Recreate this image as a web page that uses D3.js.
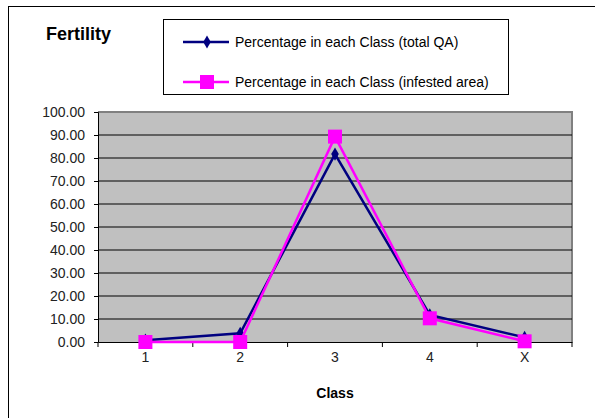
<!DOCTYPE html>
<html><head><meta charset="utf-8">
<script src="https://cdn.jsdelivr.net/npm/d3@7"></script>
<style>body{margin:0;background:#fff}svg{display:block;font-family:Arial,"Liberation Sans",sans-serif}</style>
</head><body>
<svg id="c" width="595" height="418"></svg>
<script>
const categories = ["1","2","3","4","X"];
const totalQA = [0.8, 3.8, 81.7, 11.8, 2.0];
const infested = [0.0, 0.0, 89.3, 10.3, 0.3];
const yTicks = [0,10,20,30,40,50,60,70,80,90,100];
const seriesNames = ["Percentage in each Class (total QA)","Percentage in each Class (infested area)"];

const svg = d3.select("#c");
const L = 98, R = 572, T = 112, B = 342;
svg.append("rect").attr("x",8.5).attr("y",6.5).attr("width",620).attr("height",440).attr("fill","#fff").attr("stroke","#000").attr("stroke-width",1);

const x = d3.scaleBand().domain(categories).range([L,R]);
const y = d3.scaleLinear().domain([0,100]).range([B,T]);

svg.append("rect").attr("x",L).attr("y",T).attr("width",R-L).attr("height",B-T).attr("fill","#c0c0c0");
svg.append("path").attr("d",`M${L},${T}H${R}V${B}`).attr("fill","none").attr("stroke","#808080").attr("stroke-width",2);

svg.append("g").selectAll("line").data(yTicks.slice(1,-1)).join("line")
  .attr("x1",L).attr("x2",R).attr("y1",d=>y(d)).attr("y2",d=>y(d)).attr("stroke","#000").attr("stroke-width",1);

const ya = svg.append("g").attr("transform",`translate(${L},0)`).call(d3.axisLeft(y).tickValues(yTicks).tickFormat(d3.format(".2f")).tickSize(4).tickPadding(9));
ya.select(".domain").attr("stroke","#000");
ya.selectAll("text").attr("font-size",14).attr("fill","#222").attr("font-family","Arial");

const xa = svg.append("g").attr("transform",`translate(0,${B})`).call(d3.axisBottom(x).tickSize(0).tickPadding(10));
xa.select(".domain").attr("stroke","#000");
xa.selectAll("text").attr("font-size",14).attr("fill","#222").attr("font-family","Arial");
const bounds = categories.map(c=>x(c)).concat([R]);
xa.selectAll("line.b").data(bounds).join("line").attr("class","b").attr("x1",d=>d).attr("x2",d=>d).attr("y1",0).attr("y2",5).attr("stroke","#000");

svg.append("text").attr("x",(L+R)/2).attr("y",398).attr("text-anchor","middle").attr("font-weight","bold").attr("font-size",14).text("Class");
svg.append("text").attr("x",46).attr("y",40).attr("font-weight","bold").attr("font-size",18).text("Fertility");

const cx = d => x(d) + x.bandwidth()/2;
const line = d3.line().x((d,i)=>cx(categories[i])).y(d=>y(d));
svg.append("path").datum(totalQA).attr("d",line).attr("fill","none").attr("stroke","#000080").attr("stroke-width",2.5);
svg.append("g").selectAll("path").data(totalQA).join("path")
  .attr("d",d3.symbol(d3.symbolDiamond,50)).attr("transform",(d,i)=>`translate(${cx(categories[i])},${y(d)})`).attr("fill","#000080");
svg.append("path").datum(infested).attr("d",line).attr("fill","none").attr("stroke","#ff00ff").attr("stroke-width",2.5);
svg.append("g").selectAll("rect").data(infested).join("rect")
  .attr("x",(d,i)=>cx(categories[i])-7).attr("y",d=>y(d)-7).attr("width",14).attr("height",14).attr("fill","#ff00ff");

const lg = svg.append("g");
lg.append("rect").attr("x",163.5).attr("y",19.5).attr("width",345).attr("height",75).attr("fill","#fff").attr("stroke","#000");
const colors = ["#000080","#ff00ff"];
[42,82].forEach((yy,i)=>{
  lg.append("line").attr("x1",183).attr("x2",229).attr("y1",yy).attr("y2",yy).attr("stroke",colors[i]).attr("stroke-width",2.5);
  if(i===0) lg.append("path").attr("d",d3.symbol(d3.symbolDiamond,50)).attr("transform",`translate(207,${yy})`).attr("fill",colors[i]);
  else lg.append("rect").attr("x",200).attr("y",yy-7).attr("width",14).attr("height",14).attr("fill",colors[i]);
  lg.append("text").attr("x",235).attr("y",yy+5).attr("font-size",14).attr("fill","#000").text(seriesNames[i]);
});
</script>
</body></html>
======
Work to do:
Word for word, quote the lines above. Omit the pictures.

Result of the task:
Recreate this image as a web page that uses D3.js.
<!DOCTYPE html>
<html><head><meta charset="utf-8">
<script src="https://cdn.jsdelivr.net/npm/d3@7"></script>
<style>body{margin:0;background:#fff}svg{display:block;font-family:Arial,"Liberation Sans",sans-serif}</style>
</head><body>
<svg id="c" width="595" height="418"></svg>
<script>
const categories = ["1","2","3","4","X"];
const totalQA = [0.8, 3.8, 81.7, 11.8, 2.0];
const infested = [0.0, 0.0, 89.3, 10.3, 0.3];
const yTicks = [0,10,20,30,40,50,60,70,80,90,100];
const seriesNames = ["Percentage in each Class (total QA)","Percentage in each Class (infested area)"];

const svg = d3.select("#c");
const L = 98, R = 572, T = 112, B = 342;
svg.append("rect").attr("x",8.5).attr("y",6.5).attr("width",620).attr("height",440).attr("fill","#fff").attr("stroke","#000").attr("stroke-width",1);

const x = d3.scaleBand().domain(categories).range([L,R]);
const y = d3.scaleLinear().domain([0,100]).range([B,T]);

svg.append("rect").attr("x",L).attr("y",T).attr("width",R-L).attr("height",B-T).attr("fill","#c0c0c0");
svg.append("path").attr("d",`M${L},${T}H${R}V${B}`).attr("fill","none").attr("stroke","#808080").attr("stroke-width",2);

svg.append("g").selectAll("line").data(yTicks.slice(1,-1)).join("line")
  .attr("x1",L).attr("x2",R).attr("y1",d=>y(d)).attr("y2",d=>y(d)).attr("stroke","#000").attr("stroke-width",1);

const ya = svg.append("g").attr("transform",`translate(${L},0)`).call(d3.axisLeft(y).tickValues(yTicks).tickFormat(d3.format(".2f")).tickSize(4).tickPadding(9));
ya.select(".domain").attr("stroke","#000");
ya.selectAll("text").attr("font-size",14).attr("fill","#222").attr("font-family","Arial");

const xa = svg.append("g").attr("transform",`translate(0,${B})`).call(d3.axisBottom(x).tickSize(0).tickPadding(10));
xa.select(".domain").attr("stroke","#000");
xa.selectAll("text").attr("font-size",14).attr("fill","#222").attr("font-family","Arial");
const bounds = categories.map(c=>x(c)).concat([R]);
xa.selectAll("line.b").data(bounds).join("line").attr("class","b").attr("x1",d=>d).attr("x2",d=>d).attr("y1",0).attr("y2",5).attr("stroke","#000");

svg.append("text").attr("x",(L+R)/2).attr("y",398).attr("text-anchor","middle").attr("font-weight","bold").attr("font-size",14).text("Class");
svg.append("text").attr("x",46).attr("y",40).attr("font-weight","bold").attr("font-size",18).text("Fertility");

const cx = d => x(d) + x.bandwidth()/2;
const line = d3.line().x((d,i)=>cx(categories[i])).y(d=>y(d));
svg.append("path").datum(totalQA).attr("d",line).attr("fill","none").attr("stroke","#000080").attr("stroke-width",2.5);
svg.append("g").selectAll("path").data(totalQA).join("path")
  .attr("d",d3.symbol(d3.symbolDiamond,50)).attr("transform",(d,i)=>`translate(${cx(categories[i])},${y(d)})`).attr("fill","#000080");
svg.append("path").datum(infested).attr("d",line).attr("fill","none").attr("stroke","#ff00ff").attr("stroke-width",2.5);
svg.append("g").selectAll("rect").data(infested).join("rect")
  .attr("x",(d,i)=>cx(categories[i])-7).attr("y",d=>y(d)-7).attr("width",14).attr("height",14).attr("fill","#ff00ff");

const lg = svg.append("g");
lg.append("rect").attr("x",163.5).attr("y",19.5).attr("width",345).attr("height",75).attr("fill","#fff").attr("stroke","#000");
const colors = ["#000080","#ff00ff"];
[42,82].forEach((yy,i)=>{
  lg.append("line").attr("x1",183).attr("x2",229).attr("y1",yy).attr("y2",yy).attr("stroke",colors[i]).attr("stroke-width",2.5);
  if(i===0) lg.append("path").attr("d",d3.symbol(d3.symbolDiamond,50)).attr("transform",`translate(207,${yy})`).attr("fill",colors[i]);
  else lg.append("rect").attr("x",200).attr("y",yy-7).attr("width",14).attr("height",14).attr("fill",colors[i]);
  lg.append("text").attr("x",235).attr("y",yy+5).attr("font-size",14).attr("fill","#000").text(seriesNames[i]);
});
</script>
</body></html>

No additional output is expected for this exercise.